Le bonheur par la lecture : En hommage à Tahar Djaout, par Amin Zaoui
« Quand je l’ai accueilli en invité dans mon émission télévisée Akwas, quelques mois avant son assassinat, Tahar Djaout était lui-même, courageux, artiste, visionnaire, lucide, transparent, passionné de la lecture… Merci Tahar Djaout tu ne mourras jamais. Merci Tahar on ne t’oubliera jamais. Salut l’ARTISTE ! »
La lecture est le sel de la vie.
Un bon écrivain est d’abord et avant tout un très bon lecteur. L’écriture en elle-même est un exercice continu de la lecture. Une autre lecture qui se fait en souffrance, dans la souffrance pour combattre la souffrance. Les écritures, peu importe le temps ou la langue d’origine, se communiquent entre elles à travers les lectures.
Un bon citoyen c’est d’abord et avant tout un lecteur ! Il n’y a pas de citoyenneté sans la lecture de plaisir, celle qui garantit et renforce la liberté. La lecture est le chemin vers la citoyenneté, vers le vivre ensemble, vers le bonheur partagé, le droit partagé, le devoir partagé, la patrie partagée et protégée !
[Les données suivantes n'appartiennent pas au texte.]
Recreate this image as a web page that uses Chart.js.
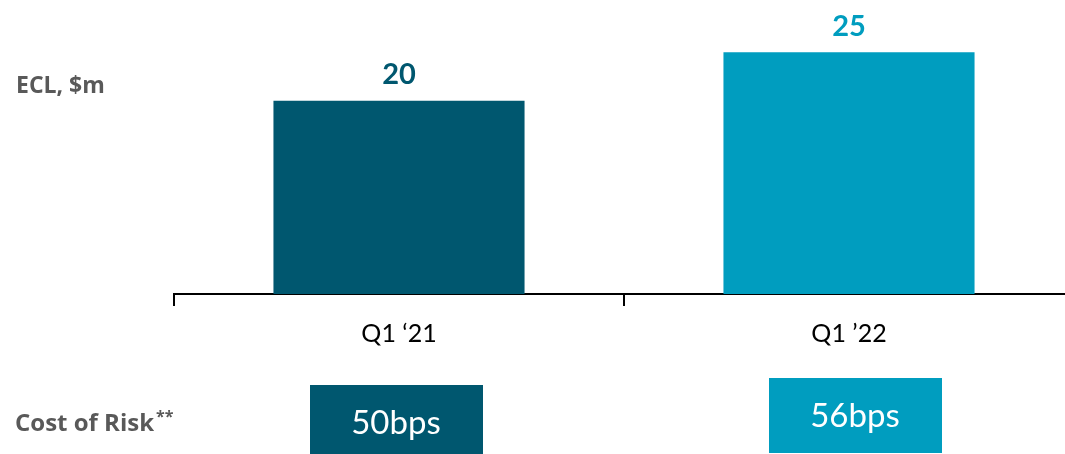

La lecture de la bonne littérature nous apprend le rêve, nous apprend « le comment rêver ». Le rêve et « le comment rêver » sont la grande leçon, la grande moisson d’une lecture révélatrice. Et le rêve positif, produit de la récolte d’une bonne lecture, est le soldat éveillé pour la défense de la liberté individuelle ou collective. Il n’y a pas d’homme ou de femme libre sans le jardin de rêves. Une société qui ne rêve pas est condamnée à pourrir ou à mourir. Un pays où le rêve est banni n’est qu’un morceau de terre morte et infertile. Le rêve enfanté par la lecture a la forme d’un pic qui creuse dans le mur de la noirceur afin d’élargir la lumière sur la réalité morose.
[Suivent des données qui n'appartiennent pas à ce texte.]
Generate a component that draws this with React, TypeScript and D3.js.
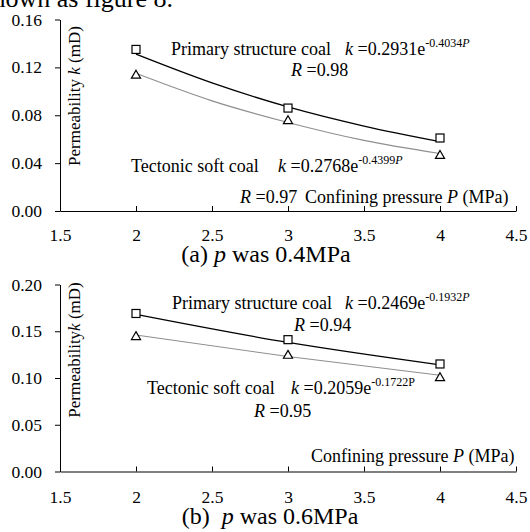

La lecture libère l’écrivain et elle est libératrice du lecteur, en même temps.
La lecture est une jouissance charnelle et spirituelle. Elle est le bonheur dans sa dimension corpo-lettre. Jean Sénac (1926-1973) le poète rebelle et insoumis, l’enfant de Beni-Saf, a créé un terme magique qui est « corpoème ». Une fabrique d’un poète qui a traversé la vie, présent sur tous les fronts, croquant la pomme de la vie et de la poésie. Une imagination d’un acte de fécondation, d’accouplement entre le texte et le corps, le textuel et le corporel. La création poétique s’accorde avec le bonheur charnel.
Érotiser la chair et le mot. Quand le mot glisse dans la chair et la chair remplace son sang par l’encre des mots c’est la nativité du bonheur par la lecture !
Un bon lecteur, ou liseur, qu’importe le mot, mes excuses auprès des Faqih de la langue de Molière, les puritains, ce bon lecteur de cette bonne littérature se voit vivre sa vie au pluriel. Se voit sa personnalité forgée dans la profondeur d’une infinie de miroirs et de mémoires. Se voit sa langue se délier sans handicap aucun dans plusieurs bouches. Se voit sa voix bercée par une multitude de cordes vocales ! La lecture prolonge et multiplie la vie. La lecture fait ouvrir l’œil et le cœur sur d’autres vies, sur d’autres sensualités, sur d’autres envies, sur d’autres fenêtres. Aventures ! En lisant un beau roman, petit à petit, on se trouve glissé dans la peau des autres personnages. Ils nous ressemblent et nous les trouvons semblables à nous. On devient plusieurs ! Le je devient il ! Moi, devient lui ! Moi-même, devient autrui, la vie prend le sens de la belle folie !
Si l’écrit est un tatouage, quelques lectures le sont de même. On n’oublie jamais ce qu’on a lu dans notre enfance, ces textes qui ont enfanté nos rêves, ont fabriqué nos petits bonheurs.